Sally who? It's a bread (as you might have gathered from the post title. duh.). I've never made bread. That seemed weird to me. Why hadn't I ever made bread? And who-the-who is Sally Lunn?
Lately whenever I run across a recipe that I've never- in-my-life heard of before, I'm pretty much guaranteed that if I holler over to my Mother-in-law, "Have you heard of ...?" There's a pretty good chance that she has.
Sally Lunn is a classic southern bread that allegedly came from across the pond (ENGLAND). There are a few different ideas about who (or what) Sally Lunn was. Some stories say that Sally was the daughter of a pastry chef from Bath, England. While yet other legends say it wasn't named after a person at all, rather it was a bastardization of a french phrase "soliel et lune" (sun and moon), which makes reference to the breads round shape. Yet another myth says it springs from a type of brioche called "solilemme". This is one of the greatest things about recipes to me--all the stories that go along with them and the history. Whenever I come across old cookbooks, I go a little ga-ga like some sort of epicurian nerd. Ahem.
So you see the confusion. In any case, what we are talking about is a dense, yet light and slightly sweet yeasty bread. Delicious. Especially while piping hot schmeared with butter and strawberry preserves. Which explains why I don't have any pretty fresh-out-of-the-oven pictures to share with you. We descended upon it like vultures on fresh carrion.
I had three different Sally Lunn recipes staring at me, but I chose to go with The Lee Bros. Southern Cookbook. Why? Because they are from Charleston, SC and I have been known to covet all things Charlestonian.
I also chose this recipe because the rising time was something like a total of 45 minutes. Which seemed weird to me because all the other recipes were like 4 hours. But hey.
Turns out the correct rising time probably is closer to somewhere in the 2 hour range. Of course my in-laws house is freezing most of the time, and so after about 40 minutes of no-rise action, I got smart and put the dough under the heat lamp on the stove. Voila. Magic rising dough.
And 35 minutes later amazingly beautiful bread.
Now go bake a loaf.
Sally Lunn Bread from The Lee Bros. Southern Cookbook
1 cup whole milk
1 package (1/4 ounce, or 2 1/4 teaspoons) active dry yeast, at room temperature
8 tablespoons butter, softened
1/3 cup sorghum molasses, cane syrup, or honey (I used sorghum molasses.)

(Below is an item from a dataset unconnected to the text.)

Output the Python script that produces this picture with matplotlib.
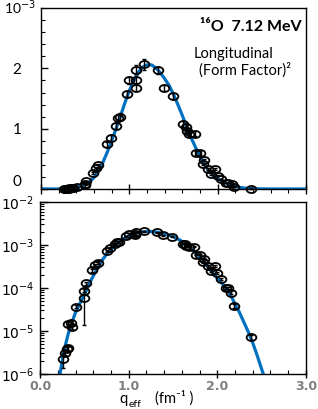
import numpy as np
import matplotlib
matplotlib.use("Agg")
import matplotlib.pyplot as plt
from matplotlib.path import Path
from matplotlib.markers import MarkerStyle
from matplotlib.transforms import Affine2D
from matplotlib.ticker import MultipleLocator, LogLocator, NullFormatter, FixedLocator

# ---- data (form factor squared, in units of 1e-3) ----
q_data = [0.26, 0.28, 0.30, 0.32, 0.32, 0.35, 0.36, 0.41, 0.50, 0.50,
          0.515, 0.59, 0.62, 0.65, 0.75, 0.79, 0.85, 0.87, 0.89, 0.97,
          1.00, 1.07, 1.07, 1.08, 1.17, 1.32, 1.39, 1.49, 1.61, 1.64,
          1.65, 1.68, 1.74, 1.76, 1.80, 1.84, 1.85, 1.89, 1.93, 1.97,
          2.00, 2.04, 2.10, 2.12, 2.16, 2.19, 2.38]
f2_data = [0.0022, 0.0031, 0.0038, 0.0040, 0.0145, 0.0155, 0.0125, 0.037, 0.058, 0.087,
           0.13, 0.26, 0.34, 0.39, 0.74, 0.85, 1.05, 1.18, 1.20, 1.58,
           1.80, 1.68, 1.80, 1.98, 2.07, 1.97, 1.68, 1.55, 1.08, 1.03,
           0.97, 0.92, 0.92, 0.60, 0.60, 0.41, 0.48, 0.33, 0.25, 0.33,
           0.22, 0.16, 0.10, 0.10, 0.078, 0.038, 0.0071]
f2_err = [0.0008, 0.0004, 0.0004, 0.0004, 0.0015, 0.0015, 0.0015, 0.003, 0.044, 0.008,
          0.01, 0.02, 0.02, 0.025, 0.04, 0.05, 0.05, 0.06, 0.06, 0.05,
          0.06, 0.06, 0.06, 0.08, 0.09, 0.06, 0.05, 0.05, 0.05, 0.04,
          0.04, 0.04, 0.04, 0.03, 0.03, 0.02, 0.02, 0.02, 0.015, 0.015,
          0.012, 0.01, 0.006, 0.006, 0.005, 0.004, 0.0008]

q_curve = [0.0, 0.20, 0.225, 0.25, 0.28, 0.32, 0.36, 0.40, 0.45, 0.50,
           0.55, 0.60, 0.65, 0.70, 0.75, 0.80, 0.85, 0.90, 0.95, 1.00,
           1.05, 1.10, 1.15, 1.20, 1.25, 1.30, 1.35, 1.40, 1.45, 1.50,
           1.55, 1.60, 1.65, 1.70, 1.75, 1.80, 1.85, 1.90, 1.95, 2.00,
           2.05, 2.10, 2.15, 2.20, 2.25, 2.30, 2.35, 2.40, 2.45, 2.50,
           2.52, 2.55, 2.60, 3.0]
f2_curve = [1e-6, 2e-4, 1.0e-3, 2.0e-3, 4.2e-3, 8.9e-3, 0.016, 0.027, 0.044, 0.07,
            0.12, 0.19, 0.29, 0.44, 0.61, 0.80, 1.00, 1.21, 1.43, 1.63,
            1.80, 1.93, 2.02, 2.06, 2.06, 2.01, 1.93, 1.83, 1.72, 1.57,
            1.40, 1.22, 1.03, 0.85, 0.69, 0.54, 0.41, 0.30, 0.22, 0.17,
            0.13, 0.10, 0.068, 0.043, 0.027, 0.016, 0.0095, 0.0053, 0.0027, 0.0013,
            0.001, 0.0004, 1e-5, 1e-6]

scale = 1e-3
q_data = np.array(q_data)
f2_data = np.array(f2_data) * scale
f2_err = np.array(f2_err) * scale
q_curve = np.array(q_curve)
f2_curve = np.array(f2_curve) * scale

blue = "#0070C0"
txtfont = ["Lato", "DejaVu Sans"]

# ellipse-shaped open marker
ell = Path.unit_circle().transformed(Affine2D().scale(1.0, 0.72))
mk = MarkerStyle(ell)

fig = plt.figure(figsize=(3.18, 4.09), dpi=100)
ax1 = fig.add_axes([0.129, 0.538, 0.833, 0.442])
ax2 = fig.add_axes([0.126, 0.0856, 0.836, 0.4205])


def draw(ax, yscale):
    ax.plot(q_curve, f2_curve / yscale, color=blue, lw=2.3, zorder=2)
    ax.errorbar(q_data, f2_data / yscale, yerr=f2_err / yscale, fmt="none",
                ecolor="black", elinewidth=1.0, capsize=1.5, capthick=1.0,
                zorder=3, clip_on=False)
    ax.plot(q_data, f2_data / yscale, linestyle="none", marker=mk, ms=7,
            mfc="none", mec="black", mew=1.3, zorder=4, clip_on=False)
    ax.set_xlim(0, 3)
    for s in ax.spines.values():
        s.set_linewidth(1.0)


# ---- top panel: linear ----
draw(ax1, 1e-3)
ax1.set_ylim(0, 3)
ax1.yaxis.set_major_locator(FixedLocator([0, 1, 2]))
ax1.yaxis.set_minor_locator(MultipleLocator(0.2))
ax1.xaxis.set_major_locator(MultipleLocator(1.0))
ax1.xaxis.set_minor_locator(MultipleLocator(0.2))
ax1.set_xticklabels([])
ax1.tick_params(axis="y", which="major", direction="in", length=5, width=1,
                labelsize=11, pad=14)
ax1.tick_params(axis="y", which="minor", direction="in", length=3, width=0.8)
ax1.tick_params(axis="x", which="major", direction="inout", length=7, width=1)
ax1.tick_params(axis="x", which="minor", direction="out", length=3, width=0.8)
for lab in ax1.get_yticklabels():
    lab.set_family(txtfont)
ax1.get_yticklabels()[0].set_verticalalignment("bottom")
ax1.text(-0.02, 1.0, r"10$^{-3}$", transform=ax1.transAxes, ha="right",
         va="center", fontsize=10, family=txtfont)

ax1.text(0.60, 0.895, "\u00b9\u2076O  7.12 MeV", transform=ax1.transAxes,
         fontsize=11.5, fontweight="bold", family=txtfont, ha="left", va="center")
ax1.text(0.575, 0.745, "Longitudinal", transform=ax1.transAxes,
         fontsize=10.5, family=txtfont, ha="left", va="center")
ax1.text(0.595, 0.66, "(Form Factor)\u00b2", transform=ax1.transAxes,
         fontsize=10.5, family=txtfont, ha="left", va="center")

# ---- bottom panel: log ----
draw(ax2, 1.0)
ax2.set_yscale("log")
ax2.set_ylim(1e-6, 1e-2)
ax2.yaxis.set_major_locator(LogLocator(base=10, numticks=10))
ax2.yaxis.set_minor_locator(LogLocator(base=10, subs=np.arange(2, 10), numticks=20))
ax2.yaxis.set_minor_formatter(NullFormatter())
ax2.xaxis.set_major_locator(MultipleLocator(1.0))
ax2.xaxis.set_minor_locator(MultipleLocator(0.2))
ax2.xaxis.set_major_formatter(plt.FuncFormatter(lambda v, p: f"{v:.1f}"))
ax2.tick_params(axis="y", which="major", direction="in", length=6, width=1,
                labelsize=10, pad=4)
ax2.tick_params(axis="y", which="minor", direction="in", length=3, width=0.8)
ax2.tick_params(axis="x", which="major", direction="inout", length=6, width=1,
                labelsize=9, labelcolor="#7f7f7f", pad=1.5)
ax2.tick_params(axis="x", which="minor", direction="in", length=3, width=0.8)
for lab in ax2.get_xticklabels():
    lab.set_fontweight("bold")

# x-axis label built from plain text pieces
fig.text(0.375, 0.0147, "q", fontsize=10.5, family=txtfont, ha="left", va="baseline")
fig.text(0.405, 0.004, "eff", fontsize=7.5, family=txtfont, ha="left", va="baseline")
fig.text(0.487, 0.0147, "(fm\u207b\u00b9 )", fontsize=10.5, family=txtfont,
         ha="left", va="baseline")

fig.savefig("out.png", dpi=100)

3 large eggs at room temperature
4 cups sifted unbleached all purpose flour, at room temperature
1 teaspoon salt
In a small saucepan, heat the milk over medium heat, stirring occasionally, until the temperature read 105 degrees on a candy thermometer. Turn off the heat. Pour the yeast into the milk, whisk gently with a fork to dissolve (some of the yeast may not dissolve immediately), and let stand until tiny bubbles form on the surface of the milk, 5 to 10 minutes.
With an electric mixer, cream 7 tablespoon butter with the molasses in a large bowl until smooth, glossy, and slightly fluffy, about 2 minutes. Add the eggs, 1 at a time and beat until cafe-au-lait in color (if you use honey, it will creamy light yellow).
In a medium bowl, sift the flour with the salt. Add the flour mixture and the milk and yeast mixture to the egg mixture, about a 1/4 at a time, mixing well with wooden spoon after each addition, until all the flour is incorporated and the dough comes together. Stir for a few minutes to ensure a smooth consistency.
Mark the level of the top of the dough on the outside of the bowl with a dab of butter or flour. Cover the dough with a clean dish towel and let it rest in a warm place. When the dough has doubled in size, about 35 minutes (or in my case 1.5 hours), transfer it to a clean flat surface and punch it down. Beat it with your fist 30 times.
Okay, my dough was super super super sticky. Which I think was from the wonky time I had with it rising.
Butter an 8 1/2 x 4 1/2 inch loaf pan with the remaining 1 tablespoon butter. Transfer the dough to the loaf pan and pat it evenly into place. Set in a warm place to rest.
Preheat the oven to 350 degrees. When the dough has doubled in size again (about 12 minutes--or in my case 30), bake on the middle rack for 35 minutes, or until the top is golden brown. Cool the bread in the pan for 10 minutes.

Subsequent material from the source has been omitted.